A black hole has no more ability to recapture the ejecta than any other body of the same mass. The gravitational field is the same outside of the radius of the pre-collapse core.
Alternate: If the superstar dust cloud mass is enough to form a black hole, and the dust cloud collapse time is as short as indicated above (< 3/4 million years) then what would prevent the black hole from forming before or during stellar evolution: at a period when all of its material would go down the hole and none be available for ejection?
Newton's laws. When the core collapses, all of that gravitational potential energy is released. It can't all just "fall down the hole". Now remember, that energy is ALL being released within the center of the star, and it is going to be imparted to the surrounding mantle.
Now think about this: the thermal heat of the star, prior to core collapse, was enough to support the mantle. It wasn't falling into the core, except perhaps slowly. In a few tens of milliseconds, that energy density is exceeded by tens of orders of magnitude, and you expect the mantle to fall inwards?
That's not to say that supermassive black holes didn't form in this period. They did.
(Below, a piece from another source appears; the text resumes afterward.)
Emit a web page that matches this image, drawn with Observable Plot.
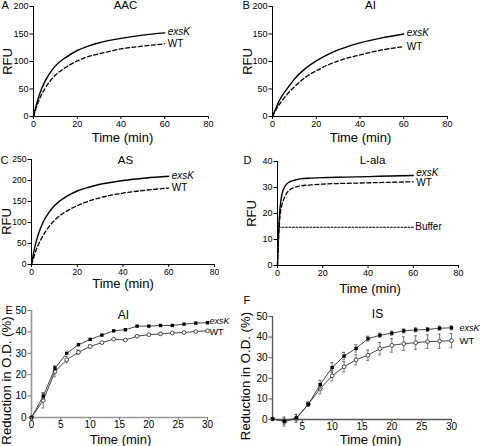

There are trillions of galaxies in our Hubble volume, and many contain million-solar-mass black holes at their cores. So there might be a trillion of those within causal reach. Wow!
We still would assume that the time, heat and pressure to go from first fusion (H + H and H - D, etc) to second generation fusion ... up to the final layer is not enough to overcome the black hole limits of gravity and distance.
I didn't understand that.
Hey!
This is starting to get interesting.
The weak force is the force that induces beta decay via interaction with neutrinos. A star uses the weak force to "burn" (nuclear fusion). Three processes we observe are proton-to proton fusion, helium fusion, and the carbon cycle. Here is an example of proton-to-proton fusion, which is the process our own sun uses: (two protons fuse -> via neutrino interaction one of the protons transmutes to a neutron to form deuterium -> combines with another proton to form a helium nuclei -> two helium nuclei fuse releasing alpha particles and two protons). The weak force is also necessary for the formation of the elements above iron. Due to the curve of binding energy (iron has the most tightly bound nucleus), nuclear forces within a star cannot form any element above iron in the periodic table. So it is believed that all higher elements were formed in the vast energies of supernovae. In this explosion large fluxes of energetic neutrons are produced which produce the heavier elements by nuclei bombardment. This process could not take place without neutrino involvement and the weak force.